Medical and Pharmacy Editor:
GENERIC NAME: mesalamine
BRAND NAME: Lialda
DRUG CLASS AND MECHANISM: Mesalamine is an oral drug used for treating ulcerative colitis . Lialda is mesalamine in a form that is slowly released in the intestine so that it can be given just once-a-day. Other oral drugs containing mesalamine that are similar to Lialdainclude Asacol, Pentasa, and Apriso. Asacol and Pentasa, however,are given as multiple daily doses. Rowasa .The exact mechanism of mesalamine is not known but is believed to be by reducing inflammation in the colon. Ulcerative colitis and other inflammatory diseases cause excessive production of chemicals (i.e., prostaglandins) that produce inflammation in the colon. Prostaglandins are produced by cyclooxygenase and lipoxygenase enzymes. These enzymes are over-active in individuals with ulcerative colitis. Mesalamine may work by blocking the activity of cyclooxygenase and lipoxygenase, therefore, reducing the production of prostaglandins. Reduced prostaglandin production reduces inflammation in the colon and other symptoms associated with ulcerative colitis. The FDA approved Lialda in January 2007.
GENERIC AVAILABLE: No
PREPARATIONS: Tablets: 1.2 g
STORAGE: Store at room temperature, 15-25 C (59-77 F)
PRESCRIBED FOR: Lialda is used for inducing remission in patients with active, mild to moderate ulcerative colitis. In clinical studies which compared mesalamine against placebo for 8 weeks, more patients in the mesalamine group achieved remission.
DOSING: The recommended dose is 2.4 g or 4.8 g once daily with a meal. Tablets should be swallowed whole without breaking the coating.

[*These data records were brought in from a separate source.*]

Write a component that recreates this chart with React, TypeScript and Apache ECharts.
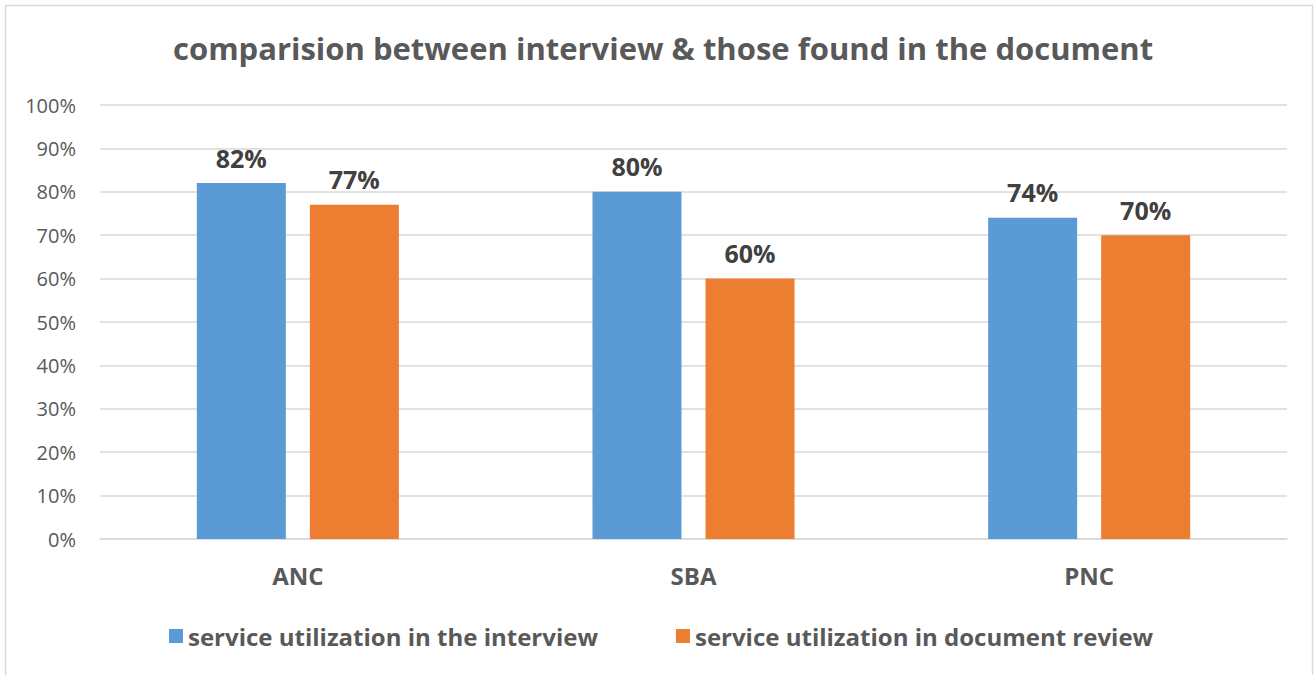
import React, { useEffect, useRef } from "react";
import * as echarts from "echarts";

const categories = ["ANC", "SBA", "PNC"];
const interviewValues = [82, 80, 74];
const documentValues = [77, 60, 70];
const seriesNames = [
  "service utilization in the interview",
  "service utilization in document review",
];
const titleText = "comparision between interview & those found in the document";

const FONT = "'Open Sans', 'Noto Sans', sans-serif";

export default function App() {
  const ref = useRef<HTMLDivElement>(null);
  useEffect(() => {
    if (!ref.current) return;
    const chart = echarts.init(ref.current, null, { renderer: "svg" });
    const labelStyle = {
      show: true,
      position: "top" as const,
      distance: 13,
      formatter: "{c}%",
      fontFamily: FONT,
      fontWeight: "bold" as const,
      fontSize: 25,
      color: "#404040",
    };
    chart.setOption({
      animation: false,
      backgroundColor: "#ffffff",
      textStyle: { fontFamily: FONT },
      title: {
        text: titleText,
        left: 168,
        top: 27,
        textStyle: {
          fontFamily: FONT,
          fontWeight: "bold",
          fontSize: 31,
          color: "#595959",
        },
      },
      graphic: [
        {
          type: "rect",
          shape: { x: 5.5, y: 5.5, width: 1307, height: 680 },
          style: { fill: "none", stroke: "#d9d9d9", lineWidth: 1.5 },
          silent: true,
          z: -1,
        },
      ],
      legend: {
        bottom: 22,
        left: 164,
        itemWidth: 14,
        itemHeight: 14,
        itemGap: 78,
        icon: "rect",
        textStyle: {
          fontFamily: FONT,
          fontWeight: "bold",
          fontSize: 24,
          color: "#595959",
        },
        data: seriesNames,
      },
      grid: { left: 100, right: 28, top: 105, bottom: 136 },
      xAxis: {
        type: "category",
        data: categories,
        axisLine: { show: true, lineStyle: { color: "#d9d9d9", width: 1.5 } },
        axisTick: { show: false },
        axisLabel: {
          margin: 24,
          fontFamily: FONT,
          fontWeight: "bold",
          fontSize: 24,
          color: "#595959",
        },
      },
      yAxis: {
        type: "value",
        min: 0,
        max: 100,
        interval: 10,
        axisLine: { show: false },
        axisTick: { show: false },
        splitLine: { lineStyle: { color: "#d9d9d9", width: 1.5 } },
        axisLabel: {
          formatter: "{value}%",
          margin: 24,
          fontFamily: FONT,
          fontSize: 20,
          color: "#595959",
        },
      },
      series: [
        {
          name: seriesNames[0],
          type: "bar",
          data: interviewValues,
          barWidth: 89,
          barGap: "27%",
          itemStyle: { color: "#5b9bd5" },
          label: labelStyle,
        },
        {
          name: seriesNames[1],
          type: "bar",
          data: documentValues,
          barWidth: 89,
          itemStyle: { color: "#ed7d31" },
          label: labelStyle,
        },
      ],
    });
    return () => chart.dispose();
  }, []);
  return (
    <div
      ref={ref}
      style={{ position: "absolute", left: 0, top: 0, width: 1315, height: 675 }}
    />
  );
}
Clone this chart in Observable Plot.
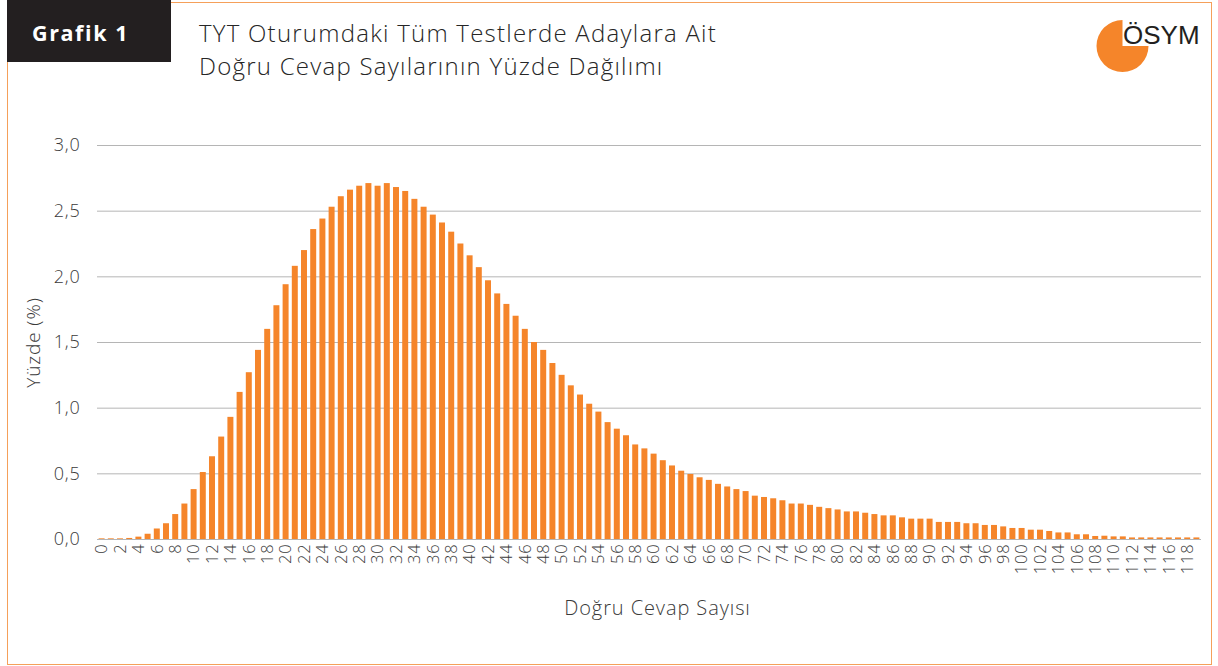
<!DOCTYPE html>
<html><head><meta charset="utf-8">
<script src="https://cdn.jsdelivr.net/npm/d3@7"></script>
<script src="https://cdn.jsdelivr.net/npm/@observablehq/plot@0.6"></script>
<style>
body{margin:0;background:#fff;font-family:"Open Sans",Lato,sans-serif;}
#page{position:relative;width:1218px;height:666px;overflow:hidden;background:#fff;}
#frame{position:absolute;left:7px;top:2px;width:1205px;height:663px;border:1.5px solid #f5a05a;box-sizing:border-box;}
#badge{position:absolute;left:7px;top:0;width:164px;height:62px;background:#231f20;}
#badgeText{position:absolute;left:32px;top:19px;color:#fff;font-weight:700;font-size:21.5px;line-height:28px;letter-spacing:1.6px;white-space:nowrap;}
.title{position:absolute;left:199px;font-size:24px;line-height:33px;color:#262626;font-weight:300;letter-spacing:1.24px;white-space:nowrap;}
#t1{top:15.5px;}
#t2{top:48.7px;}
#chart{position:absolute;left:0;top:100px;}
#logo{position:absolute;left:0;top:0;}
</style></head>
<body>
<div id="page">
  <div id="frame"></div>
  <div id="badge"></div>
  <div id="badgeText">Grafik 1</div>
  <div class="title" id="t1">TYT Oturumdaki Tüm Testlerde Adaylara Ait</div>
  <div class="title" id="t2">Doğru Cevap Sayılarının Yüzde Dağılımı</div>
  <svg id="logo" width="1218" height="90">
    <path d="M1122.5,46 L1122.5,20 A26,26 0 1 0 1148.5,46 Z" fill="#f5852a"></path>
    <text x="1123" y="43.5" font-family="'Liberation Sans',Arial,sans-serif" font-size="26" fill="#231f20">ÖSYM</text>
  </svg>
  <div id="chart"></div>
</div>
<script>
const yLabel = "Yüzde (%)";
const xLabel = "Doğru Cevap Sayısı";

// categories: number of correct answers 0..119
const categories = [
  0,1,2,3,4,5,6,7,8,9,10,11,12,13,14,15,16,17,18,19,
  20,21,22,23,24,25,26,27,28,29,30,31,32,33,34,35,36,37,38,39,
  40,41,42,43,44,45,46,47,48,49,50,51,52,53,54,55,56,57,58,59,
  60,61,62,63,64,65,66,67,68,69,70,71,72,73,74,75,76,77,78,79,
  80,81,82,83,84,85,86,87,88,89,90,91,92,93,94,95,96,97,98,99,
  100,101,102,103,104,105,106,107,108,109,110,111,112,113,114,115,116,117,118,119
];
// percentage of candidates
const percents = [
  0.005,0.005,0.005,0.008,0.018,0.04,0.08,0.12,0.19,0.27,
  0.38,0.51,0.63,0.78,0.93,1.12,1.27,1.44,1.60,1.78,
  1.94,2.08,2.20,2.36,2.44,2.53,2.61,2.66,2.69,2.71,
  2.69,2.71,2.68,2.65,2.59,2.53,2.47,2.41,2.34,2.25,
  2.16,2.07,1.97,1.87,1.79,1.70,1.60,1.50,1.44,1.34,
  1.25,1.17,1.10,1.03,0.97,0.89,0.84,0.79,0.72,0.69,
  0.65,0.60,0.56,0.52,0.495,0.47,0.45,0.42,0.40,0.38,
  0.365,0.33,0.32,0.31,0.295,0.27,0.27,0.26,0.245,0.235,
  0.225,0.21,0.21,0.20,0.19,0.18,0.18,0.165,0.155,0.155,
  0.155,0.13,0.13,0.13,0.12,0.12,0.107,0.107,0.096,0.084,
  0.084,0.071,0.071,0.061,0.05,0.05,0.036,0.036,0.023,0.025,
  0.02,0.02,0.012,0.012,0.012,0.012,0.012,0.012,0.012,0.012
];
// x tick positions and labels (every other category)
const xTicks = [0,2,4,6,8,10,12,14,16,18,20,22,24,26,28,30,32,34,36,38,40,42,44,46,48,50,52,54,56,58,60,62,64,66,68,70,72,74,76,78,80,82,84,86,88,90,92,94,96,98,100,102,104,106,108,110,112,114,116,118];
const xTickLabels = ["0","2","4","6","8","10","12","14","16","18","20","22","24","26","28","30","32","34","36","38","40","42","44","46","48","50","52","54","56","58","60","62","64","66","68","70","72","74","76","78","80","82","84","86","88","90","92","94","96","98","100","102","104","106","108","110","112","114","116","118"];
const yTicks = [0,0.5,1,1.5,2,2.5,3];
const yTickLabels = ["0,0","0,5","1,0","1,5","2,0","2,5","3,0"];

const data = categories.map((c,i)=>({k:c, v:percents[i]}));

const chart = Plot.plot({
  width: 1218, height: 540,
  marginLeft: 97, marginRight: 17, marginTop: 45, marginBottom: 101,
  style: {fontFamily: "'Open Sans', Lato, sans-serif", color: "#3a3a3a", background: "transparent", overflow: "visible"},
  x: {type: "band", domain: categories, paddingInner: 0.35, paddingOuter: 0.175, round: false},
  y: {domain: [0, 3]},
  marks: [
    Plot.ruleY(yTicks, {stroke: "#b5b5b5", strokeWidth: 1}),
    Plot.barY(data, {x: "k", y: "v", fill: "#f5852a"}),
    Plot.axisY(yTicks, {tickSize: 0, tickPadding: 17, fontSize: 18, fontWeight: 300, label: null,
      tickFormat: d => yTickLabels[yTicks.indexOf(d)]}),
    Plot.axisX(xTicks, {tickSize: 0, tickPadding: 4, tickRotate: -90, fontSize: 16.5, fontWeight: 300, label: null,
      tickFormat: d => xTickLabels[xTicks.indexOf(d)]}),
    Plot.text([yLabel], {frameAnchor: "left", dx: -64, rotate: -90, textAnchor: "middle", fontSize: 19, fontWeight: 300, fill: "#3a3a3a"}),
    Plot.text([xLabel], {frameAnchor: "bottom", dx: 8, dy: 69, textAnchor: "middle", lineAnchor: "middle", fontSize: 20, fontWeight: 300, fill: "#3a3a3a"})
  ]
});
d3.select(chart).selectAll("text")
  .filter(function(){ return this.textContent === xLabel || this.textContent === yLabel; })
  .attr("letter-spacing", "0.9px");
d3.select(chart).selectAll("g[aria-label='y-axis tick label'] text, g[aria-label='x-axis tick label'] text")
  .attr("letter-spacing", "0.8px");
document.getElementById("chart").appendChild(chart);
</script>
</body></html>
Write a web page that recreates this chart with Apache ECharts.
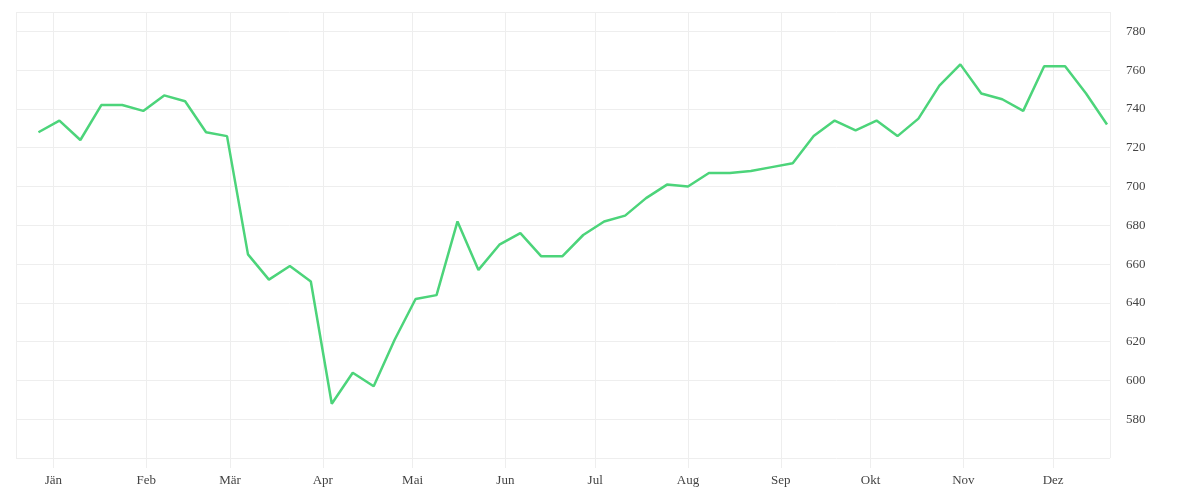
<!DOCTYPE html>
<html><head><meta charset="utf-8">
<script src="https://cdn.jsdelivr.net/npm/echarts@6/dist/echarts.min.js"></script>
<style>html,body{margin:0;background:#fff}#c{width:1200px;height:500px}</style></head>
<body><div id="c"></div>
<script>
const startDate = '2018-12-27';
const monthNames = ['Jän','Feb','Mär','Apr','Mai','Jun','Jul','Aug','Sep','Okt','Nov','Dez'];
const values = [728,734,724,742,742,739,747,744,728,726,665,652,659,651,588,604,597,621,642,644,682,657,670,676,664,664,675,682,685,694,701,700,707,707,708,710,712,726,734,729,734,726,735,752,763,748,745,739,762,762,748,732];
const yTicks = {min:560, max:790, interval:20};
const t0 = Date.parse(startDate+'T00:00:00Z');
const data = values.map((v,i)=>[t0+i*7*86400000, v]);
const chart = echarts.init(document.getElementById('c'));
chart.setOption({
  animation:false,
  grid:{left:16,right:90,top:12,bottom:42},
  xAxis:{type:'time', min:Date.parse('2018-12-19T12:00:00Z'), max:Date.parse('2019-12-20T00:00:00Z'),
    splitNumber:12,
    axisLine:{show:false}, axisTick:{show:true,length:10,lineStyle:{color:'#eee'}},
    splitLine:{show:true,lineStyle:{color:'#eee'}},
    axisLabel:{color:'#444',fontFamily:'Liberation Serif',fontSize:13,margin:16,
      formatter:(v)=>monthNames[new Date(v).getUTCMonth()], showMinLabel:false, showMaxLabel:false}},
  yAxis:{type:'value', position:'right', min:yTicks.min, max:yTicks.max, interval:yTicks.interval,
    axisLine:{show:false}, axisTick:{show:false},
    splitLine:{lineStyle:{color:'#eee'}},
    axisLabel:{color:'#444',fontFamily:'Liberation Serif',fontSize:13,margin:16,showMinLabel:false,showMaxLabel:false}},
  series:[{type:'line', data, symbol:'none', lineStyle:{color:'#4cd47a',width:2.5}, itemStyle:{color:'#4cd47a'}}]
});
</script></body></html>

DRUG INTERACTIONS: Specific drug interaction studies have not been conducted with Lialda. Other mesalamine medications have been associated with several drug interactions. Combining mesalamine with drugs that affect kidney function, for example, nonsteroidal antiinflammatory drugs (for example, ibuprofen), may increase the likelihood of kidney dysfunction. Concurrent use of mesalamine and 6-mercaptopurine or azathioprine (Imuran) may increase the likelihood of blood disorders. Mesalamine may increase the blood thinning effect of warfarin (Warfarin).
PREGNANCY: There are no adequate human studies of mesalamine use during pregnancy. Mesalamine is known to cross the placenta into the fetus, but animal studies revealed no evidence of harm to the fetus. Mesalamine should only be used during pregnancy if it is felt that the benefit of its use justifies the unknown risks.
NURSING MOTHERS: Mesalamine is excreted in breast milk. Mesalamine should only be used by nursing mothers if it is felt that the benefit of its use justifies the risk.
SIDE EFFECTS: The most common side effects are headache and flatulence. Hair loss and itching also may occur. Infrequent side effects include increased heart rate, acne, pancreatitis, back pain, fatigue, tremor, ear pain, and blood disorders. Kidney dysfunction has been associated with mesalamine. Kidney function should be evaluated prior to and periodically during mesalamine therapy. Mesalamine may cause an acute intolerance syndrome that resembles a flare of inflammatory bowel disease. Symptoms include cramping, acute abdominal pain, and bloody diarrhea. Fever, headache, itching, and rash also may occur. Symptoms usually subside once mesalamine is discontinued. Since mesalamine is related chemically to aspirin, individuals who are allergic to aspirin should not take mesalamine.